Over a billion people speak languages not currently covered by commercial translation technologies, including spoken languages without a standard writing system.
Meta (formerly the Facebook company) has announced a long-term effort to build machine translation (MT) tools to address that.
Israeli researchers are among those who have developed the breakthrough technology.
MT systems for text translations typically rely on learning from millions of sentences of annotated data. As a result, high-quality translations have only been developed for the handful of languages that dominate the web. Expanding to other ones means finding ways to acquire and use training examples from languages with sparse web presences.
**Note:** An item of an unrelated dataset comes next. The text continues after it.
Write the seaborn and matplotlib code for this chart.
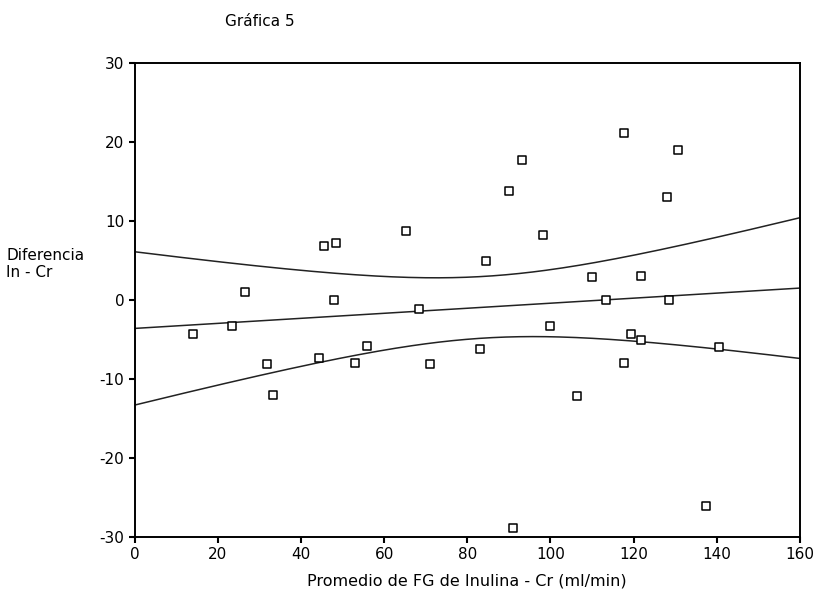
import numpy as np
import pandas as pd
import matplotlib
matplotlib.use("Agg")
import matplotlib.pyplot as plt
import seaborn as sns

# Data
promedio = [14.0, 23.3, 26.5, 31.8, 33.2, 44.3, 45.5, 48.4, 47.9, 53.0,
            55.8, 65.2, 68.3, 71.0, 83.0, 84.5, 90.0, 93.1, 91.0, 98.2,
            100.0, 106.3, 110.0, 113.3, 117.7, 117.7, 119.3, 121.8, 121.8, 128.0,
            128.5, 130.7, 137.4, 140.5]
diferencia = [-4.3, -3.3, 1.0, -8.1, -12.0, -7.3, 6.8, 7.2, 0.0, -8.0,
              -5.8, 8.7, -1.1, -8.1, -6.2, 4.9, 13.8, 17.7, -28.9, 8.2,
              -3.3, -12.1, 2.9, 0.0, 21.1, -8.0, -4.3, 3.0, -5.1, 13.0,
              0.0, 19.0, -26.1, -5.9]
x_ticks = [0, 20, 40, 60, 80, 100, 120, 140, 160]
y_ticks = [-30, -20, -10, 0, 10, 20, 30]

df = pd.DataFrame({"x": promedio, "y": diferencia})

# Linear fit and 95% confidence band for the mean
x = np.asarray(promedio)
y = np.asarray(diferencia)
n = len(x)
b1, b0 = np.polyfit(x, y, 1)
resid = y - (b0 + b1 * x)
s = np.sqrt(np.sum(resid ** 2) / (n - 2))
xg = np.linspace(0, 160, 200)
yfit = b0 + b1 * xg
se = s * np.sqrt(1 / n + (xg - x.mean()) ** 2 / np.sum((x - x.mean()) ** 2))
tval = 2.037
fit_df = pd.DataFrame({"x": xg, "fit": yfit, "lo": yfit - tval * se, "hi": yfit + tval * se})

sns.set_style("white")
plt.rcParams['font.family'] = ['DejaVu Sans']
plt.rcParams['axes.unicode_minus'] = False
plt.rcParams['text.color'] = 'black'

fig = plt.figure(figsize=(8.17, 6.02), dpi=100)
ax = fig.add_axes([0.165, 0.108, 0.814, 0.787])

for col in ["fit", "lo", "hi"]:
    sns.lineplot(data=fit_df, x="x", y=col, ax=ax, color="#222222", linewidth=1.1)

sns.scatterplot(data=df, x="x", y="y", ax=ax, marker="s", s=26,
                facecolor="white", edgecolor="black", linewidth=1.1, zorder=3)

ax.set_xlim(0, 160)
ax.set_ylim(-30, 30)
ax.set_xticks(x_ticks)
ax.set_yticks(y_ticks)
ax.set_xlabel("")
ax.set_ylabel("")
for sp in ax.spines.values():
    sp.set_visible(True)
    sp.set_color("black")
    sp.set_linewidth(1.4)
ax.tick_params(axis="both", direction="out", length=4, width=1.5,
               labelsize=11, colors="black", labelcolor="black", bottom=True, left=True)

fig.text(260 / 817, 1 - 22 / 602, "Gráfica 5", ha="center", va="center", fontsize=11, color="black")
fig.text(6 / 817, 1 - 264 / 602, "Diferencia\nIn - Cr", ha="left", va="center",
         fontsize=11, linespacing=1.15, color="black")
fig.text(467 / 817, 1 - 581 / 602, "Promedio de FG de Inulina - Cr (ml/min)",
         ha="center", va="center", fontsize=11.5, color="black")

fig.savefig("out.png", dpi=100)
In a recent video, Mark Zuckerberg, Meta’s CEO, demonstrated the new translation technology with Hokkien, a spoken language without a standard writing system that is spoken by tens of millions of people in China, Taiwan, Singapore, Malaysia and the Philippines.
Hokkien speakers will be able to speak in their native language, and non-speakers and will hear their words in English, and vice versa, without the use of written text.
“Hokkien is spoken by millions of people, but since there’s no standard writing system, that makes it pretty challenging to build a translation system like this,” Zuckerberg said in the video in English. His words were instantly translated to Hokkien.
“That’s right, Hokkien was not taught in schools when I was a kid,” said Ping Jen, one of the researchers on the project in the video. He spoke in Hokkien, and the AI translated back to English. “It is passed down orally from generation to generation.”
Meta has announced two new projects. The first is No Language Left Behind – building AI that can learn from languages with fewer examples to train from to enable expert-quality translations in hundreds of languages, ranging from Asturian to Urdu.
The second is Universal Speech Translator – designing novel approaches to translating from speech in one language to another in real time to support languages without a standard writing system, as well as those that are both written and spoken.